普通のオペレーターではなく臨床検査技師である専門のスタッフが問い合わせに対応してくれるので、気になる事があれば安心して相談することができます。
検査キットを扱う会社では珍しく土日や祝日の問い合わせ・検査も行っているのも大きなポイントですね。
そしてGMEの特筆すべき点はプライバシー対策です。
GMEの4つのプライバシー対策
- 品名を「商品」or「プラスチック」として送ってくれる
- ヤマトの営業所止め、郵便局留め有りなので自宅以外でも受け取れる
- 発送元を「小和田幸男」「小和田磯野」といった個人名からも選べる
- 処分に困る説明書などの返送OK
このようにプライバシーへの配慮がすごく行き届いているんです。
「誰にも知られずに検査を受けたい」というこちらの気持ちを分かってくれてますよね。
あえて不満を挙げるなら公式サイトが少しだけ見にくいかな。という点です。
とはいえ実際に送られてくる際の荷姿や伝票のサンプルなど、内容的には知りたいポイントをしっかりとおさえてくれています。
「HIVの悩みや不安のない日々を過ごすために、安心して検査を受けたい人」にはピッタリの会社だと思います。
初めての人は実際に見てもらうと検査キットのイメージも掴みやすいので、興味があれば一度公式サイトをチェックしてみてください。
GME医学検査研究所の公式サイトはこちら
HIV検査が不安な人のために選択肢はある

僕は今回保健所で検査をしました。
無料で検査してもらえますし自治体で行われる検査ということもあって安心感は強いです。記事でも書いたように保健師さんの対応も素敵で「受けに来て良かったな」と心から思えました。
だから基本的には保健所での検査を一番おすすめします。
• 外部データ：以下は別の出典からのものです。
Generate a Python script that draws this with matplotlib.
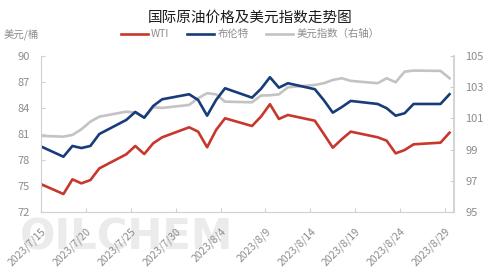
import matplotlib
matplotlib.use('Agg')
import matplotlib.pyplot as plt
import matplotlib.dates as mdates
import matplotlib.transforms as mtransforms
import pandas as pd

plt.rcParams['font.family'] = ['Noto Sans CJK SC', 'DejaVu Sans']

# --- data ---
dates = pd.to_datetime([
    "2023-07-14", "2023-07-17", "2023-07-18", "2023-07-19", "2023-07-20", "2023-07-21",
    "2023-07-24", "2023-07-25", "2023-07-26", "2023-07-27", "2023-07-28",
    "2023-07-31", "2023-08-01", "2023-08-02", "2023-08-03", "2023-08-04",
    "2023-08-07", "2023-08-08", "2023-08-09", "2023-08-10", "2023-08-11",
    "2023-08-14", "2023-08-15", "2023-08-16", "2023-08-17", "2023-08-18",
    "2023-08-21", "2023-08-22", "2023-08-23", "2023-08-24", "2023-08-25",
    "2023-08-28", "2023-08-29",
])
wti = [75.45, 74.08, 75.77, 75.31, 75.69, 77.04,
       78.66, 79.62, 78.69, 79.93, 80.62,
       81.77, 81.27, 79.47, 81.46, 82.81,
       81.92, 83.00, 84.43, 82.73, 83.19,
       82.53, 81.00, 79.42, 80.40, 81.27,
       80.62, 80.23, 78.77, 79.15, 79.81,
       80.00, 81.15]
brent = [79.80, 78.38, 79.62, 79.38, 79.62, 81.00,
         82.62, 83.54, 82.88, 84.23, 85.00,
         85.58, 84.92, 83.11, 84.92, 86.27,
         85.19, 86.20, 87.54, 86.34, 86.85,
         86.16, 84.90, 83.46, 84.10, 84.81,
         84.46, 83.97, 83.11, 83.39, 84.46,
         84.46, 85.58]
dxy = [99.89, 99.83, 99.94, 100.30, 100.79, 101.11,
       101.43, 101.37, 101.04, 101.71, 101.67,
       101.86, 102.29, 102.61, 102.54, 102.07,
       102.03, 102.46, 102.48, 102.54, 102.99,
       103.14, 103.25, 103.46, 103.57, 103.40,
       103.25, 103.57, 103.31, 103.99, 104.06,
       104.04, 103.57]
tick_dates = pd.date_range("2023-07-15", "2023-08-29", freq="5D")
tick_labels = [f"{d.year}/{d.month}/{d.day}" for d in tick_dates]

left_ticks = [72, 75, 78, 81, 84, 87, 90]
right_ticks = [95, 97, 99, 101, 103, 105]

c_wti = '#C8372D'
c_brent = '#183B7A'
c_dxy = '#C3C3C3'
c_axis = '#D0D0D0'
c_text = '#8C8C8C'

fig = plt.figure(figsize=(5, 2.74), dpi=100)
ax = fig.add_axes([0.082, 0.226, 0.826, 0.57])
ax2 = ax.twinx()

# watermark
fig.text(0.04, 0.09, "OILCHEM", fontsize=30, fontweight='bold', color='#EBEBEB',
         family='DejaVu Sans', zorder=0)

x = mdates.date2num(dates)
l3, = ax2.plot(x, dxy, color=c_dxy, lw=1.9, label='美元指数（右轴）')
l1, = ax.plot(x, wti, color=c_wti, lw=1.9, label='WTI')
l2, = ax.plot(x, brent, color=c_brent, lw=1.9, label='布伦特')
ax.set_zorder(ax2.get_zorder() + 1)
ax.patch.set_visible(False)

xt = mdates.date2num(tick_dates) - 0.5
ax.set_xlim(xt[0], mdates.date2num(pd.Timestamp("2023-08-29")) + 0.5)
ax.set_xticks(xt)
ax.set_xticklabels(tick_labels, rotation=45, ha='right', va='top', rotation_mode='anchor')
shift = mtransforms.ScaledTranslation(4 / 100, 0, fig.dpi_scale_trans)
for lab in ax.get_xticklabels():
    lab.set_transform(lab.get_transform() + shift)

ax.set_ylim(72, 90)
ax.set_yticks(left_ticks)
ax2.set_ylim(95, 105)
ax2.set_yticks(right_ticks)

for a in (ax, ax2):
    for s in a.spines.values():
        s.set_visible(False)
    a.tick_params(colors=c_axis, labelcolor=c_text, labelsize=8, direction='in', length=3)
ax.spines['left'].set_visible(True)
ax.spines['left'].set_color(c_axis)
ax.spines['bottom'].set_visible(True)
ax.spines['bottom'].set_color(c_axis)
ax2.spines['right'].set_visible(True)
ax2.spines['right'].set_color(c_axis)
ax2.spines['right'].set_linewidth(1.3)
ax.tick_params(axis='x', labelsize=7.5, pad=10)
ax.tick_params(axis='y', pad=8)
ax2.tick_params(axis='y', pad=8)

fig.text(0.5, 0.935, "国际原油价格及美元指数走势图", ha='center', va='center',
         fontsize=10.5, color='#1A1A1A')
fig.text(0.008, 0.875, "美元/桶", ha='left', va='center', fontsize=7.5, color=c_text)
fig.legend(handles=[l1, l2, l3], loc='center', bbox_to_anchor=(0.5, 0.875), ncol=3,
           frameon=False, fontsize=7.5, handlelength=2.6, handletextpad=0.3,
           columnspacing=1.7, labelcolor=c_text)

fig.savefig("out.png", dpi=100)
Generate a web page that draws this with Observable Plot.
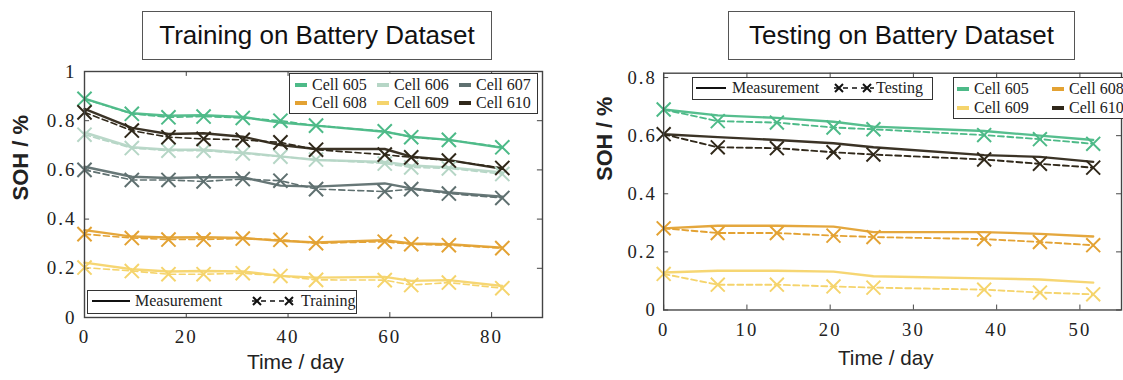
<!DOCTYPE html>
<html>
<head>
<meta charset="utf-8">
<script src="https://cdn.jsdelivr.net/npm/d3@7"></script>
<script src="https://cdn.jsdelivr.net/npm/@observablehq/plot@0.6"></script>
<style>
  html, body { margin: 0; padding: 0; background: #fff; }
  body { width: 1123px; height: 380px; overflow: hidden; position: relative; }
  .panel { position: absolute; top: 0; height: 380px; overflow: hidden; }
  .title { position: absolute; box-sizing: border-box; border: 1.5px solid #555; background: #fff;
           font-family: Arial, "Liberation Sans", sans-serif; font-size: 26px; color: #111;
           display: flex; align-items: center; justify-content: center; }
  .legend { position: absolute; box-sizing: border-box; border: 1.5px solid #333; background: #fff;
            font-family: "Liberation Serif", "DejaVu Serif", "Times New Roman", serif; font-size: 16px; color: #222; }
  .item { position: absolute; white-space: nowrap; display: flex; align-items: center; height: 18px; }
  .sw { display: inline-block; width: 12px; height: 4px; margin-right: 5px; }
</style>
</head>
<body>
<div class="panel" id="left" style="left:0;width:560px;"></div>
<div class="panel" id="right" style="left:560px;width:563px;"></div>
<script>
// ---------- categories & colours ----------
const cells = ["Cell 605", "Cell 606", "Cell 607", "Cell 608", "Cell 609", "Cell 610"];
const cellColors = ["#4dba88", "#b6d6c6", "#5f7070", "#e3a233", "#f5d46c", "#30281a"];

// ---------- training panel ----------
const trainDays = [0, 9.3, 16.5, 23.4, 31.1, 38.5, 45.5, 59, 64.2, 71.6, 82.1];
const meas605 = [0.890, 0.830, 0.820, 0.822, 0.815, 0.792, 0.780, 0.755, 0.735, 0.722, 0.690];
const train605 = [0.889, 0.828, 0.814, 0.817, 0.811, 0.800, 0.780, 0.757, 0.733, 0.722, 0.692];
const meas606 = [0.752, 0.692, 0.682, 0.682, 0.670, 0.655, 0.640, 0.632, 0.618, 0.610, 0.590];
const train606 = [0.743, 0.689, 0.678, 0.678, 0.667, 0.654, 0.642, 0.626, 0.610, 0.606, 0.583];
const meas607 = [0.613, 0.572, 0.567, 0.570, 0.570, 0.536, 0.532, 0.545, 0.525, 0.508, 0.491];
const train607 = [0.600, 0.559, 0.559, 0.553, 0.563, 0.556, 0.522, 0.512, 0.522, 0.504, 0.486];
const meas608 = [0.355, 0.329, 0.325, 0.326, 0.323, 0.312, 0.305, 0.314, 0.301, 0.298, 0.284];
const train608 = [0.339, 0.323, 0.317, 0.317, 0.321, 0.316, 0.302, 0.308, 0.298, 0.294, 0.282];
const meas609 = [0.223, 0.196, 0.187, 0.189, 0.187, 0.169, 0.162, 0.165, 0.149, 0.152, 0.128];
const train609 = [0.203, 0.189, 0.176, 0.176, 0.180, 0.169, 0.153, 0.152, 0.132, 0.142, 0.119];
const meas610 = [0.848, 0.771, 0.746, 0.749, 0.735, 0.701, 0.685, 0.685, 0.654, 0.640, 0.604];
const train610 = [0.834, 0.760, 0.733, 0.726, 0.722, 0.712, 0.682, 0.662, 0.651, 0.638, 0.608];
const trainXTicks = [0, 20, 40, 60, 80];
const trainYTicks = [0, 0.2, 0.4, 0.6, 0.8, 1];

// ---------- testing panel ----------
const testDays = [0, 6.5, 13.6, 20.4, 25.2, 38.5, 45.2, 51.6];
const tmeas605 = [0.690, 0.670, 0.661, 0.648, 0.631, 0.616, 0.600, 0.585];
const test605 = [0.690, 0.650, 0.645, 0.628, 0.622, 0.602, 0.588, 0.572];
const tmeas608 = [0.281, 0.290, 0.290, 0.287, 0.268, 0.268, 0.262, 0.253];
const test608 = [0.281, 0.265, 0.265, 0.256, 0.251, 0.244, 0.234, 0.223];
const tmeas609 = [0.129, 0.135, 0.135, 0.132, 0.116, 0.109, 0.105, 0.094];
const test609 = [0.124, 0.087, 0.087, 0.081, 0.077, 0.070, 0.060, 0.054];
const tmeas610 = [0.605, 0.595, 0.585, 0.574, 0.560, 0.533, 0.527, 0.510];
const test610 = [0.605, 0.560, 0.557, 0.543, 0.535, 0.518, 0.503, 0.490];
const testXTicks = [0, 10, 20, 30, 40, 50];
const testYTicks = [0, 0.2, 0.4, 0.6, 0.8];

// ---------- tidy tables ----------
function tidy(days, series) {
  const rows = [];
  for (const [cell, meas, pred] of series) {
    days.forEach((d, i) => rows.push({cell, day: d, meas: meas[i], pred: pred[i]}));
  }
  return rows;
}
const trainRows = tidy(trainDays, [
  ["Cell 605", meas605, train605], ["Cell 606", meas606, train606], ["Cell 607", meas607, train607],
  ["Cell 608", meas608, train608], ["Cell 609", meas609, train609], ["Cell 610", meas610, train610]
]);
const testRows = tidy(testDays, [
  ["Cell 605", tmeas605, test605], ["Cell 608", tmeas608, test608],
  ["Cell 609", tmeas609, test609], ["Cell 610", tmeas610, test610]
]);

const SERIF = '"Liberation Serif", "DejaVu Serif", "Times New Roman", serif';
const SANS = 'Arial, "Liberation Sans", sans-serif';
const AXIS_LABELS = ["SOH / %", "Time / day"];

function panel(o) {
  const [x0, x1] = o.xDomain, [y0, y1] = o.yDomain;
  const tx = o.tickLenX, ty = o.tickLenY;
  const svg = Plot.plot({
    width: o.width, height: 380,
    marginLeft: o.ml, marginRight: o.mr, marginTop: o.mt, marginBottom: o.mb,
    x: {domain: o.xDomain},
    y: {domain: o.yDomain},
    color: {domain: cells, range: cellColors},
    style: {fontSize: "19px", color: "#222", background: "transparent"},
    marks: [
      Plot.axisX({ticks: o.xTicks, tickSize: 0, tickPadding: o.xPad, label: null, tickFormat: d => String(d)}),
      Plot.axisY({ticks: o.yTicks, tickSize: 0, tickPadding: o.yPad, label: null, tickFormat: d => String(d)}),
      // inward ticks on all four sides
      Plot.ruleX(o.xTicks, {x: d => d, y1: y0, y2: y0 + ty, stroke: "#444"}),
      Plot.ruleX(o.xTicks, {x: d => d, y1: y1, y2: y1 - ty, stroke: "#444"}),
      Plot.ruleY(o.yTicks, {y: d => d, x1: x0, x2: x0 + tx, stroke: "#444"}),
      Plot.ruleY(o.yTicks, {y: d => d, x1: x1, x2: x1 - tx, stroke: "#444"}),
      Plot.line(o.rows, {x: "day", y: "meas", stroke: "cell", strokeWidth: 2.4, strokeOpacity: 0.95}),
      Plot.line(o.rows, {x: "day", y: "pred", stroke: "cell", strokeWidth: o.dashW, strokeDasharray: "6,3.5"}),
      Plot.dot(o.rows, {x: "day", y: "pred", stroke: "cell", symbol: "times", r: 6.5, strokeWidth: 2}),
      Plot.frame({stroke: "#444", strokeWidth: 1.4}),
      Plot.text(["SOH / %"], {frameAnchor: "left", dx: o.yLabDx, dy: o.yLabDy, rotate: -90, lineAnchor: "middle",
        fontWeight: "bold", fontSize: 22, fill: "#222"}),
      Plot.text(["Time / day"], {frameAnchor: "bottom", dx: o.xLabDx, dy: o.xLabDy, lineAnchor: "middle",
        fontSize: 21, fill: "#222"})
    ]
  });
  // fonts: serif, letter-spaced tick labels; sans axis titles
  d3.select(svg).selectAll("text").each(function () {
    const t = d3.select(this);
    if (AXIS_LABELS.includes(this.textContent)) {
      t.style("font-family", SANS).style("letter-spacing", "0px");
    } else {
      t.style("font-family", SERIF).style("letter-spacing", "2px");
    }
  });
  svg.style.position = "absolute";
  svg.style.left = "0px";
  svg.style.top = "0px";
  return svg;
}

const left = document.getElementById("left");
left.append(panel({
  width: 560, ml: 84, mr: 18, mt: 71, mb: 63,
  xDomain: [0, 90], yDomain: [0, 1], xTicks: trainXTicks, yTicks: trainYTicks,
  tickLenX: 1.0, tickLenY: 0.02, xPad: 12, yPad: 8, rows: trainRows, dashW: 1.6,
  yLabDx: -64, yLabDy: 6, xLabDx: -18, xLabDy: 45
}));

const right = document.getElementById("right");
right.append(panel({
  width: 573, ml: 105, mr: 2, mt: 74, mb: 65,
  xDomain: [0, 55], yDomain: [0, 0.815], xTicks: testXTicks, yTicks: testYTicks,
  tickLenX: 0.6, tickLenY: 0.017, xPad: 13, yPad: 7, rows: testRows, dashW: 1.9,
  yLabDx: -60, yLabDy: -11, xLabDx: -7, xLabDy: 49
}));

// ---------- titles ----------
function title(parent, text, l, t, w, h) {
  const d = document.createElement("div");
  d.className = "title";
  Object.assign(d.style, {left: l + "px", top: t + "px", width: w + "px", height: h + "px"});
  d.textContent = text;
  parent.append(d);
}
title(left, "Training on Battery Dataset", 142, 11, 350, 49);
title(right, "Testing on Battery Dataset", 168, 11, 347, 49);

// ---------- legends ----------
function box(parent, l, t, w, h) {
  const d = document.createElement("div");
  d.className = "legend";
  Object.assign(d.style, {left: l + "px", top: t + "px", width: w + "px", height: h + "px"});
  parent.append(d);
  return d;
}
function cellItem(b, name, l, t) {
  const it = document.createElement("div");
  it.className = "item";
  Object.assign(it.style, {left: l + "px", top: t + "px"});
  const sw = document.createElement("span");
  sw.className = "sw";
  sw.style.background = cellColors[cells.indexOf(name)];
  it.append(sw, document.createTextNode(name));
  b.append(it);
}
const NS = "http://www.w3.org/2000/svg";
function glyph(kind, w, gap) {
  const s = document.createElementNS(NS, "svg");
  s.setAttribute("width", w); s.setAttribute("height", 14);
  s.style.marginRight = gap + "px";
  const ln = document.createElementNS(NS, "line");
  ln.setAttribute("x1", 1); ln.setAttribute("x2", w - 1);
  ln.setAttribute("y1", 7); ln.setAttribute("y2", 7);
  ln.setAttribute("stroke", "#111"); ln.setAttribute("stroke-width", kind === "solid" ? 2 : 1.6);
  if (kind !== "solid") ln.setAttribute("stroke-dasharray", "5,4");
  s.append(ln);
  if (kind !== "solid") {
    for (const cx of [6, w - 8]) {
      const p = document.createElementNS(NS, "path");
      p.setAttribute("d", `M${cx - 4},3L${cx + 4},11M${cx - 4},11L${cx + 4},3`);
      p.setAttribute("stroke", "#111"); p.setAttribute("stroke-width", 2);
      s.append(p);
    }
  }
  return s;
}
function lineItem(b, kind, w, gap, label, l) {
  const it = document.createElement("div");
  it.className = "item";
  Object.assign(it.style, {left: l + "px", top: "1px"});
  it.append(glyph(kind, w, gap), document.createTextNode(label));
  b.append(it);
}

// training legends
const lc = box(left, 289, 73, 249, 41);
cells.forEach((c, i) => cellItem(lc, c, 5 + (i % 3) * 82, 2 + Math.floor(i / 3) * 18));
const lm = box(left, 87, 290, 270, 24);
lineItem(lm, "solid", 40, 4, "Measurement", 3);
lineItem(lm, "dash", 46, 4, "Training", 163);

// testing legends
const rm = box(right, 132, 77, 241, 23);
lineItem(rm, "solid", 32, 5, "Measurement", 2);
lineItem(rm, "dash", 42, 1, "Testing", 140);
const rc = box(right, 393, 77, 180, 42);
["Cell 605", "Cell 608", "Cell 609", "Cell 610"].forEach((c, i) =>
  cellItem(rc, c, 3 + (i % 2) * 95, 2 + Math.floor(i / 2) * 19));
</script>
</body>
</html>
とはいえ、
- 仕事や学校の予定
- プライバシー面が気になる
- 他に気になる性感染症がある
という人もまたいるはずです。
そのことが要因となって「不安はあるけど検査に行かない」「先延ばしにする」というのは一番あってはいけないことだと思います。
だから保健所以外で検査を受ける選択肢もあるということは覚えておいて下さい。
まとめ 〜HIV検査を受けるのが怖い人へ〜

自治体でのHIV検査の受診者数は毎年13万人程度と感染リスクの割に少ない状況です。
ひっかかっている心の不安を解消するためにも、早期発見のためにも、心当たりや心配があるのなら検査を受けない理由はないはずです。
発見が遅れるほど治療は大変になりますし、大切な人を感染させてしまう危険もあります。
僕は検査に行ったことで不安が解消されました。もっと早く行っておくべきだったなとも感じています。
あなた自身のためにはもちろんですが、大切なパートナーや関わる人のためでもあります。
不安な人・今まで受けたことのない人は、ぜひ一度HIV検査を受けてみてください。